Is the change in near-wellbore pore pressure relative to time. This occurs as overbalance and osmotic pressures drive the pressure front through the pore throat, increasing pore fluid pressure away from the wall of the hole. This pore pressure penetration leads to a less stable condition at and near the wellbore wall. When drilling water-wet shales with oil base mud, the capillary pressure is very high (i.e., 8000 to 10,000 psi) due to the large interfacial tension and extremely small pore throat radius. The high capillary pressure prevents entry of the oil phase as overbalance pressures are very low in comparison.

However, if the salinity of the mud's water phase is not balanced with shale salinity, water transfer through osmosis can still occur. As pressure diffusion increases pore pressure near the wellbore, shear strength of the rock is reduced. The time for pressure diffusion to impact shale may result in failure of a shale section exposed for several days.
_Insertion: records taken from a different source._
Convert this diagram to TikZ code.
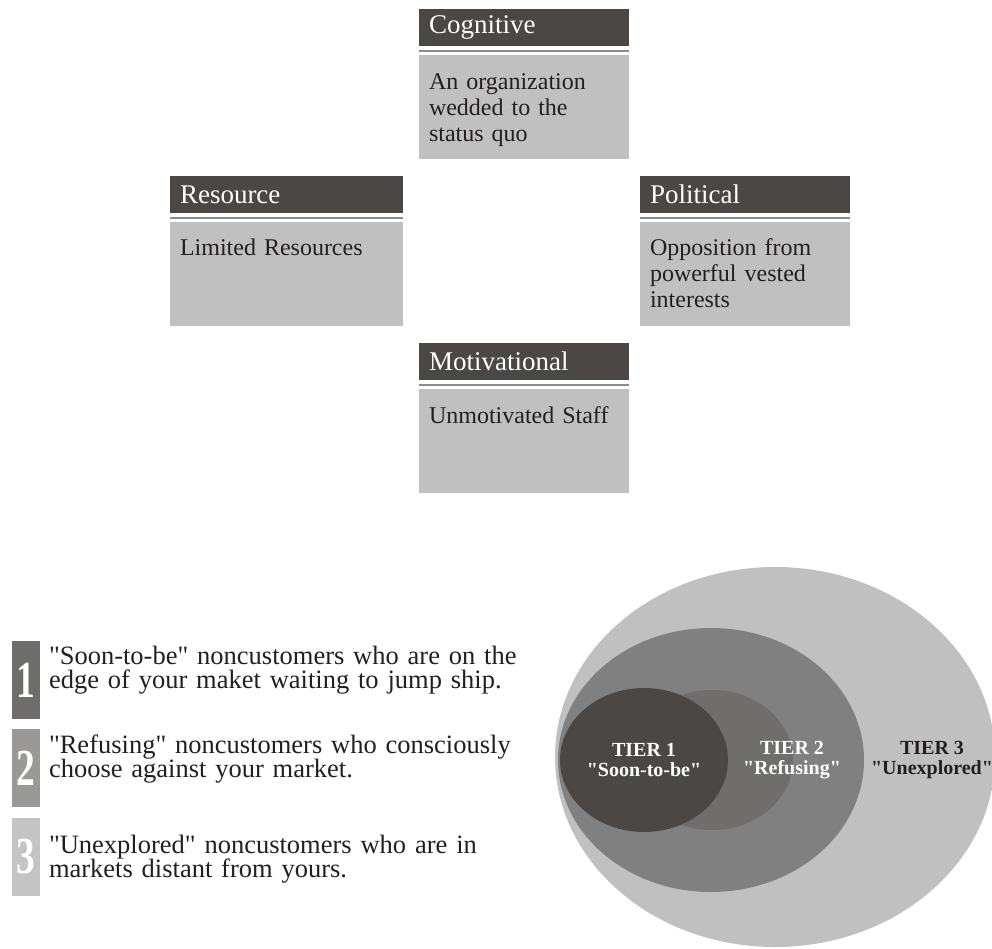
\documentclass[tikz,border=0pt]{standalone}
\usepackage{fontspec}
\setmainfont{Liberation Serif}[Ligatures=TeXOff]
\usepackage{graphicx}
\usetikzlibrary{positioning,shapes.geometric}
\definecolor{bdDark}{RGB}{75,71,69}
\definecolor{bdLight}{RGB}{192,192,192}
\definecolor{bdRule}{RGB}{140,140,140}
\definecolor{bdInk}{RGB}{35,31,32}
\definecolor{tierMid}{RGB}{128,128,128}
\definecolor{tierTwo}{RGB}{112,110,108}
\definecolor{numOne}{RGB}{111,109,107}
\definecolor{numTwo}{RGB}{154,153,152}
\definecolor{numThree}{RGB}{196,196,196}
\tikzset{
    base/.style={inner sep=0pt, outer sep=0pt},
    header/.style={base, rectangle, fill=bdDark, text=white, anchor=north west,
                   minimum height=37pt, inner xsep=10pt, text width=#1, align=left,
                   font=\fontsize{27}{29}\selectfont},
    panel/.style={base, rectangle, fill=bdLight, minimum height=104pt},
    paneltext/.style={base, anchor=base west, text width=190pt, align=left, text=bdInk,
                      font=\fontsize{24}{26}\selectfont},
    separator/.style={line width=2pt, draw=bdRule},
    numbox/.style={base, rectangle, minimum width=28pt, minimum height=78pt, text=white,
                   font=\fontsize{52}{52}\selectfont\bfseries},
    itemtext/.style={base, anchor=base west, text width=480pt, align=left, text=bdInk,
                     font=\fontsize{26.5}{24.5}\selectfont},
    tier/.style={base, ellipse, draw=none},
    tierlabel/.style={base, align=center, font=\fontsize{20}{20}\selectfont\bfseries}
}
\begin{document}
\begin{tikzpicture}[x=1pt, y=-1pt]
  \useasboundingbox (0,0) rectangle (992,949);

  % Barrier boxes
  \node[header=190pt] (cogHead) at (419,9) {Cognitive};
  \node[panel, minimum width=210pt, below right=9pt and 0pt of cogHead.south west] (cogBody) {};
  \node[paneltext] (cogText) at ([xshift=10pt, yshift=-35pt]cogBody.north west)
       {An organization\\wedded to the\\status quo};

  \node[header=213pt] (resHead) at (170,176) {Resource};
  \node[panel, minimum width=233pt, below right=9pt and 0pt of resHead.south west] (resBody) {};
  \node[paneltext] (resText) at ([xshift=10pt, yshift=-34pt]resBody.north west)
       {Limited Resources};

  \node[header=190pt] (polHead) at (640,176) {Political};
  \node[panel, minimum width=210pt, below right=9pt and 0pt of polHead.south west] (polBody) {};
  \node[paneltext] (polText) at ([xshift=10pt, yshift=-34pt]polBody.north west)
       {Opposition from\\powerful vested\\interests};

  \node[header=190pt] (motHead) at (419,343) {Motivational};
  \node[panel, minimum width=210pt, below right=9pt and 0pt of motHead.south west] (motBody) {};
  \node[paneltext] (motText) at ([xshift=10pt, yshift=-34pt]motBody.north west)
       {Unmotivated Staff};

  \foreach \b in {cog,res,pol,mot}
    \draw[separator] ([yshift=-5pt]\b Head.south west) -- ([yshift=-5pt]\b Head.south east);

  % Numbered list
  \node[numbox, fill=numOne] (num1) at (26,680) {\scalebox{0.72}[1]{1}};
  \node[numbox, fill=numTwo] (num2) at (26,768) {\scalebox{0.72}[1]{2}};
  \node[numbox, fill=numThree] (num3) at (26,857) {\scalebox{0.72}[1]{3}};

  \node[itemtext] (item1) at (49,664) {"Soon-to-be" noncustomers who are on the\\edge of your maket waiting to jump ship.};
  \node[itemtext] (item2) at (49,753) {"Refusing" noncustomers who consciously\\choose against your market.};
  \node[itemtext] (item3) at (49,853) {"Unexplored" noncustomers who are in\\markets distant from yours.};

  % Tiers
  \node[tier, fill=bdLight, minimum width=440pt, minimum height=380pt] (tier3) at (775,757) {};
  \node[tier, fill=tierMid, minimum width=306pt, minimum height=264pt] (tier2) at (711,760) {};
  \node[tier, fill=tierTwo, minimum width=162pt, minimum height=140pt] (tier2in) at (712,760) {};
  \node[tier, fill=bdDark, minimum width=168pt, minimum height=144pt] (tier1) at (644,760) {};

  \node[tierlabel, text=white] (lbl1) at (tier1) {TIER 1\\"Soon-to-be"};
  \node[tierlabel, text=white] (lbl2) at (792,760) {TIER 2\\"Refusing"};
  \node[tierlabel, text=bdInk] (lbl3) at (932,760) {TIER 3\\"Unexplored"};

\end{tikzpicture}
\end{document}
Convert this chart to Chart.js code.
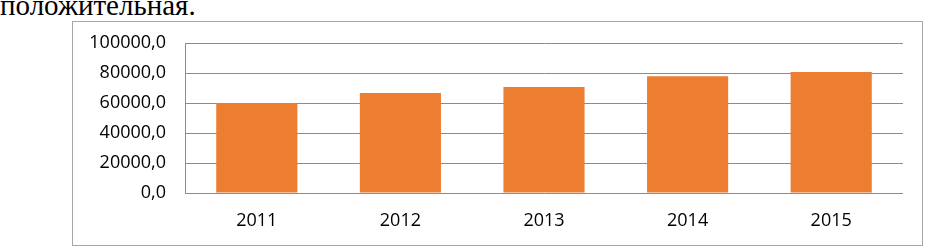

Time required for the pressure front to penetrate a given depth depends primarily on the permeability of the shale (connectivity of the pores) and the pressure differential between the wellbore and pore pressure

Swelling /Hydration

Over geologic time, mud/clay solidifies into shale as overburden stress drives off the water envelope (dehydration) and cements the platelets with the minerals left behind after dehydration. After drilling, water enters the shale by advection and osmosis. Negatively charged clay ions attract and hold the polar water. The increasing volume of attached water produces a swelling stress that "wedges" the clay platelets apart.
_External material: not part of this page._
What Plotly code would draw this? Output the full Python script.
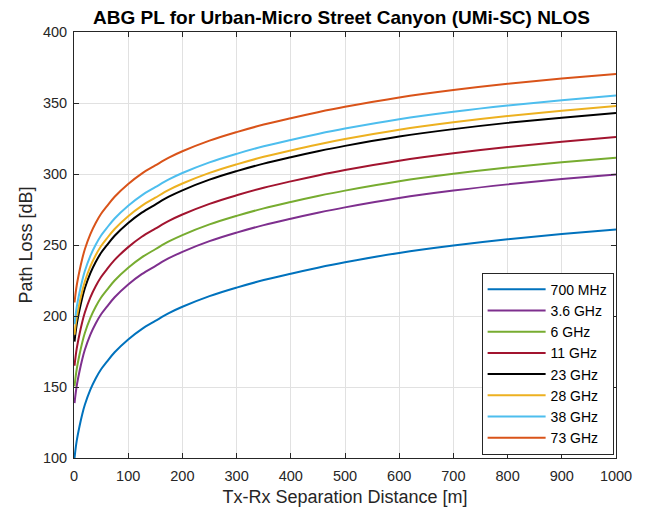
import plotly.graph_objects as go

# Tx-Rx separation distance [m]
distance_m = [1, 2, 5, 10, 15, 20, 30, 40, 50, 60, 75, 100, 125, 150, 175, 200,
              250, 300, 350, 400, 450, 500, 600, 700, 800, 900, 1000]

# Path loss [dB] for each carrier frequency
pl_700mhz = [100, 103.5, 112, 122, 130.5, 137.5, 148, 156, 162.5, 167.5, 174.5, 183.5,
             190.8, 196.5, 202, 206.5, 214, 220, 225.3, 229.8, 234, 237.8, 244.4,
             249.6, 254, 257.7, 261]
pl_3p6ghz = [138.7, 142.2, 150.7, 160.7, 169.2, 176.2, 186.7, 194.7, 201.2, 206.2, 213.2,
             222.2, 229.5, 235.2, 240.7, 245.2, 252.7, 258.7, 264, 268.5, 272.7, 276.5,
             283.1, 288.3, 292.7, 296.4, 299.7]
pl_6ghz = [150.5, 154, 162.5, 172.5, 181, 188, 198.5, 206.5, 213, 218, 225, 234, 241.3,
           247, 252.5, 257, 264.5, 270.5, 275.8, 280.3, 284.5, 288.3, 294.9, 300.1,
           304.5, 308.2, 311.5]
pl_11ghz = [165, 168.5, 177, 187, 195.5, 202.5, 213, 221, 227.5, 232.5, 239.5, 248.5,
            255.8, 261.5, 267, 271.5, 279, 285, 290.3, 294.8, 299, 302.8, 309.4, 314.6,
            319, 322.7, 326]
pl_23ghz = [182, 185.5, 194, 204, 212.5, 219.5, 230, 238, 244.5, 249.5, 256.5, 265.5,
            272.8, 278.5, 284, 288.5, 296, 302, 307.3, 311.8, 316, 319.8, 326.4, 331.6,
            336, 339.7, 343]
pl_28ghz = [186.8, 190.3, 198.8, 208.8, 217.3, 224.3, 234.8, 242.8, 249.3, 254.3, 261.3,
            270.3, 277.6, 283.3, 288.8, 293.3, 300.8, 306.8, 312.1, 316.6, 320.8, 324.6,
            331.2, 336.4, 340.8, 344.5, 347.8]
pl_38ghz = [194.2, 197.7, 206.2, 216.2, 224.7, 231.7, 242.2, 250.2, 256.7, 261.7, 268.7,
            277.7, 285, 290.7, 296.2, 300.7, 308.2, 314.2, 319.5, 324, 328.2, 332,
            338.6, 343.8, 348.2, 351.9, 355.2]
pl_73ghz = [209.5, 213, 221.5, 231.5, 240, 247, 257.5, 265.5, 272, 277, 284, 293, 300.3,
            306, 311.5, 316, 323.5, 329.5, 334.8, 339.3, 343.5, 347.3, 353.9, 359.1,
            363.5, 367.2, 370.5]

labels = ["700 MHz", "3.6 GHz", "6 GHz", "11 GHz", "23 GHz", "28 GHz", "38 GHz", "73 GHz"]
series = [pl_700mhz, pl_3p6ghz, pl_6ghz, pl_11ghz, pl_23ghz, pl_28ghz, pl_38ghz, pl_73ghz]
colors = ["#0072BD", "#7E2F8E", "#77AC30", "#A2142F", "#000000", "#EDB120", "#4DBEEE", "#D95319"]

FONT = "Liberation Sans, Arial, Helvetica, sans-serif"
AX = "#262626"

fig = go.Figure()
for name, ys, c in zip(labels, series, colors):
    fig.add_trace(go.Scatter(
        x=distance_m, y=ys, mode="lines", name=name,
        line=dict(color=c, width=2, shape="spline", smoothing=1.0),
    ))

axis_common = dict(
    showline=True, linecolor=AX, linewidth=1, mirror="ticks",
    ticks="inside", ticklen=5, tickcolor=AX, tickwidth=1,
    showgrid=True, gridcolor="#e1e1e1", gridwidth=1,
    zeroline=False, tickfont=dict(family=FONT, size=14.5, color=AX),
)

fig.update_xaxes(range=[0, 1000], dtick=100, tick0=0, ticklabelstandoff=5,
                 title=dict(text="Tx-Rx Separation Distance [m]",
                            font=dict(family=FONT, size=18, color=AX), standoff=6),
                 **axis_common)
fig.update_yaxes(range=[100, 400], dtick=50, tick0=100, ticklabelstandoff=3,
                 title=dict(text="Path Loss [dB]",
                            font=dict(family=FONT, size=18, color=AX), standoff=5),
                 **axis_common)

fig.update_layout(
    width=655, height=515,
    margin=dict(l=74, r=39, t=32, b=57),
    paper_bgcolor="white", plot_bgcolor="white",
    title=dict(text="<b>ABG PL for Urban-Micro Street Canyon (UMi-SC) NLOS</b>",
               x=341.5 / 655, xanchor="center", y=1 - 17 / 515, yanchor="middle",
               font=dict(family=FONT, size=19, color="#000000")),
    legend=dict(x=0.9956, y=0.0077, xanchor="right", yanchor="bottom",
                bgcolor="white", bordercolor=AX, borderwidth=1,
                font=dict(family=FONT, size=14, color="#000000"),
                itemwidth=58, tracegroupgap=0),
    showlegend=True,
)

fig.write_html("out.html")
The swelling pressure and behaviour of shales are directly related to the type and amount of clay minerals contained in the shale. Shales with high concentrations of negatively charged ions can produce very high swelling pressure (50,000 psi plus).

Swelling pressure decreases the strength of the shale by destroying the natural cement bond between the clay platelets. Brittle shale becomes ductile and is pushed into the well-bore by the compressive hoop stress and the swelling stress.